Date: 2019-03-29 03:44 am (UTC)
sanguinity: woodcut by M.C. Escher, "Snakes" (Default)
From: [personal profile] sanguinity
Since they're necessarily abridged, every audio is like the best version of the story with all the least interesting bits edited out.

Unless it's the plottiest version of the story, with all the interesting bits cut out. Because I've met audiodramas like that. And the television adaptation of Gaudy Night was def like that: heavy on the murder mystery, and light on Harriet's developing feelings re Peter.

But "Gaudy Night" - wow that one is interesting. Makes me want to find an unabridged copy somewhere.

Gaudy Night is a monster of a book, too, compared to at least some of the others. I wonder how much they had to pare it down for the audiodrama. (Tell me, did they include the dog collar??)

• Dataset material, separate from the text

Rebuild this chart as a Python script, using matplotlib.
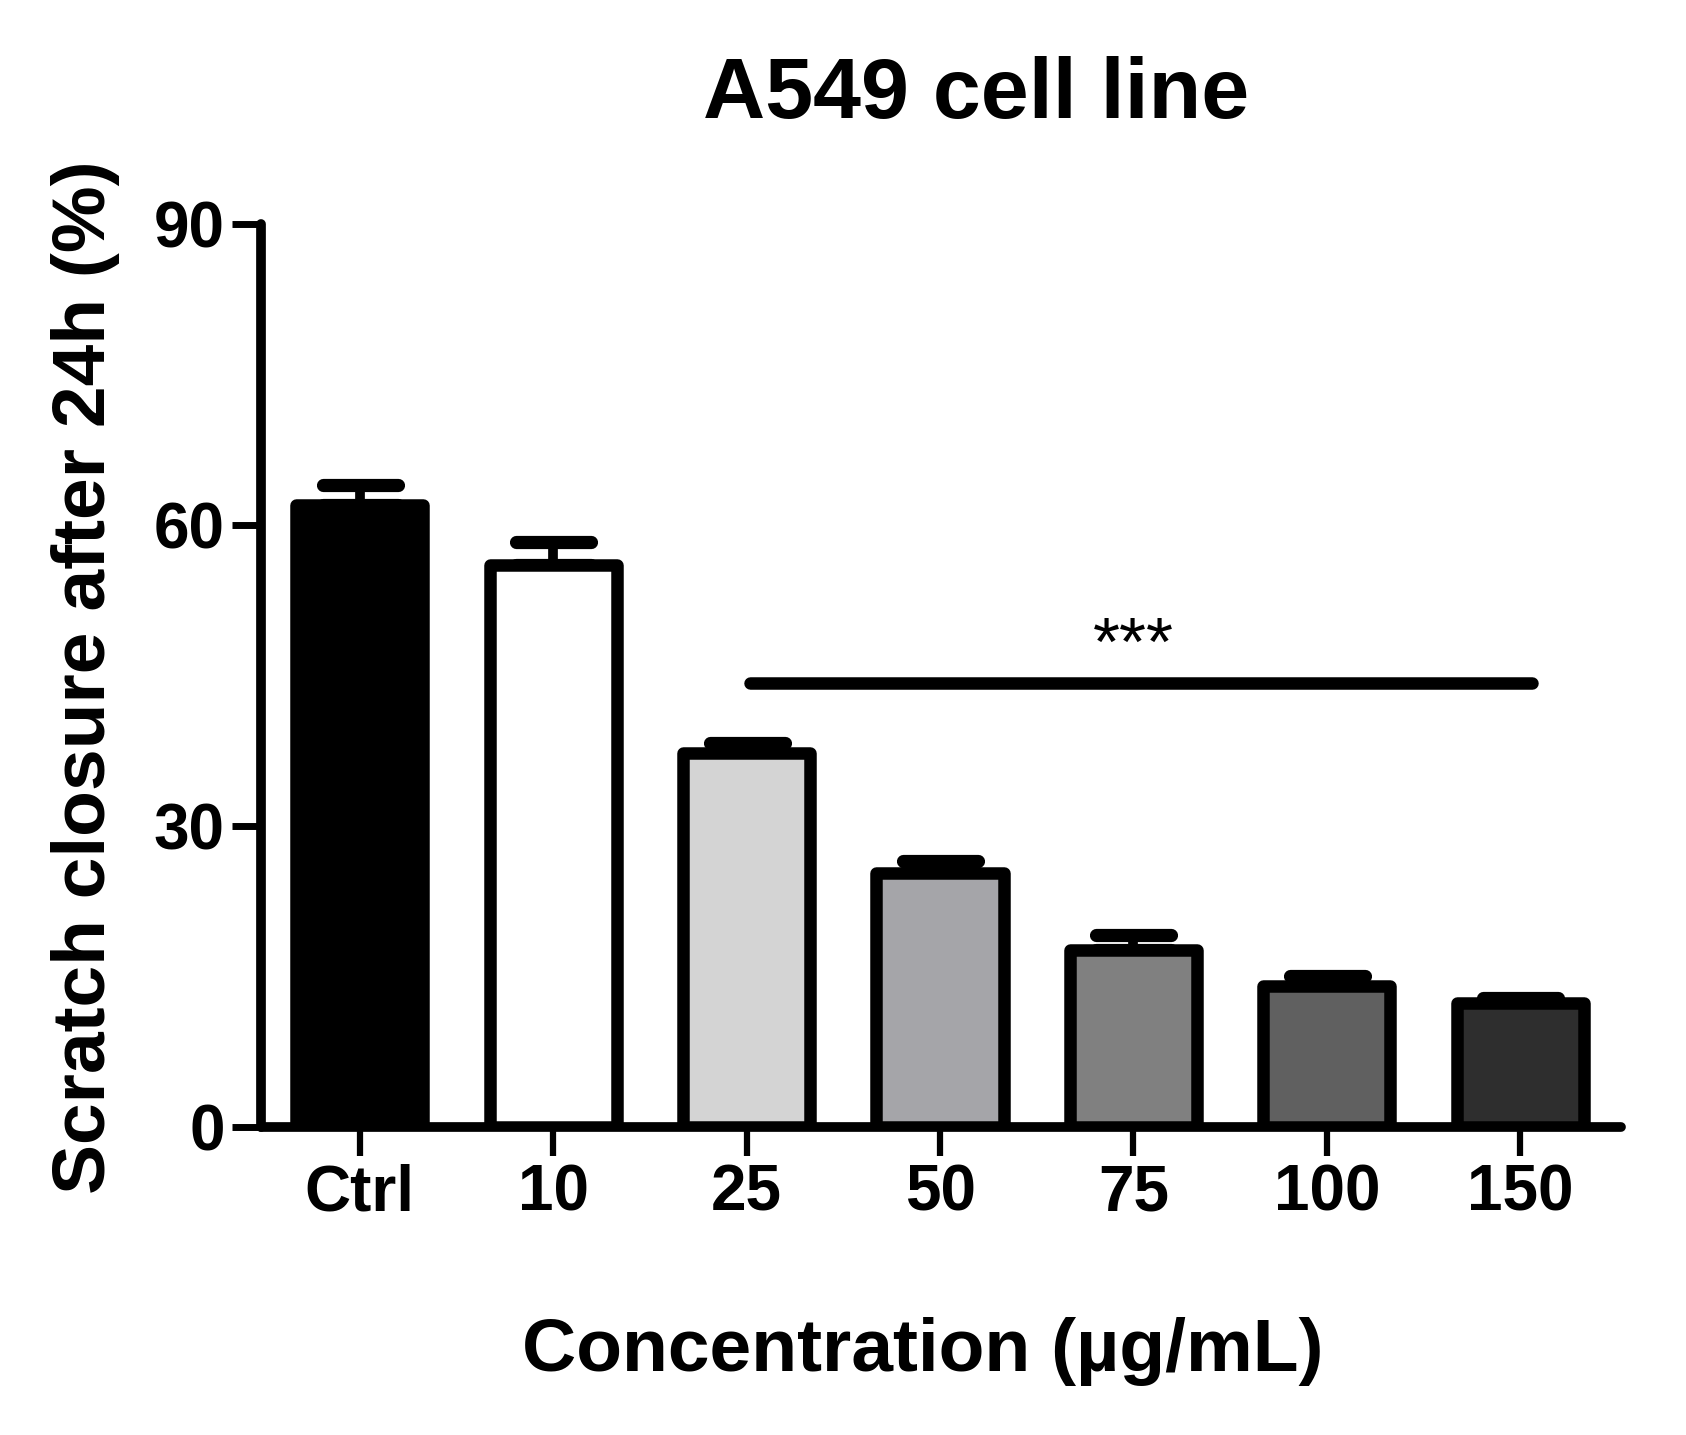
import matplotlib
matplotlib.use("Agg")
import matplotlib.pyplot as plt
from matplotlib.markers import MarkerStyle
import numpy as np

plt.rcParams['font.family'] = ['Liberation Sans', 'DejaVu Sans']

categories = ["Ctrl", "10", "25", "50", "75", "100", "150"]
means = [62.0, 56.0, 37.3, 25.3, 17.6, 14.0, 12.4]
errors = [2.0, 2.3, 1.0, 1.2, 1.5, 1.0, 0.5]
colors = ["#000000", "#ffffff", "#d4d4d4", "#a5a5a9", "#808080", "#606060", "#2e2e2e"]
yticks = [0, 30, 60, 90]
sig_start, sig_end = "25", "150"
sig_y = 44.2
sig_text_y = 46.0

fig = plt.figure(figsize=(16.86, 14.35), dpi=100)
ax = fig.add_axes([261/1686, 1 - 1127/1435, (1621 - 261)/1686, (1127 - 223.7)/1435])

x = np.arange(len(categories))
eb = ax.errorbar(x, means, yerr=[np.zeros(len(means)), errors], fmt='none',
                 ecolor='black', elinewidth=7, capsize=27, capthick=9.5, zorder=2)
for cl in eb[1]:
    cl.set_marker(MarkerStyle('_', capstyle='round'))
ax.bar(x, means, width=0.657, color=colors, edgecolor='black', linewidth=9,
       joinstyle='round', zorder=3)

i0, i1 = categories.index(sig_start), categories.index(sig_end)
ax.plot([x[i0] + 0.02, x[i1] + 0.06], [sig_y, sig_y], color='black', lw=9,
        solid_capstyle='round', zorder=4)
ax.text((x[i0] + x[i1]) / 2, sig_text_y, "***", ha='center', va='baseline',
        fontsize=50, zorder=4)

ax.set_xlim(-0.51, 6.52)
ax.set_ylim(0, 90)
ax.set_xticks(x)
ax.set_xticklabels(categories, fontsize=46, fontweight='bold')
ax.set_yticks(yticks)
ax.set_yticklabels([str(v) for v in yticks], fontsize=46, fontweight='bold')
ax.tick_params(axis='y', length=21, width=5, pad=5, direction='out')
ax.tick_params(axis='x', length=21, width=4.5, pad=5, direction='out')
for s in ['top', 'right']:
    ax.spines[s].set_visible(False)
for s in ['left', 'bottom']:
    ax.spines[s].set_linewidth(7)
    ax.spines[s].set_capstyle('round')

fig.text(976/1686, 1 - 118/1435, "A549 cell line", ha='center', va='baseline',
         fontsize=62, fontweight='bold')
fig.text(923/1686, 1 - 1371/1435, "Concentration (µg/mL)", ha='center', va='baseline',
         fontsize=54, fontweight='bold')
fig.text(86/1686, 1 - 677/1435, "Scratch closure after 24h (%)", ha='center', va='center',
         rotation=90, fontsize=54, fontweight='bold')

fig.savefig("out.png", dpi=100)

Date: 2019-04-10 04:32 pm (UTC)
sanguinity: woodcut by M.C. Escher, "Snakes" (Default)
From: [personal profile] sanguinity
Well, his buying her a dog collar is just so wtf, I was wondering if they left it in or not. Although Sayers hangs enough things on it that it makes sense to leave it in. That, and it's certainly memorable -- people would notice it being left out. But one does wonder if the whole dog collar business had quite the same connotations in nineteen-thirty-whatever.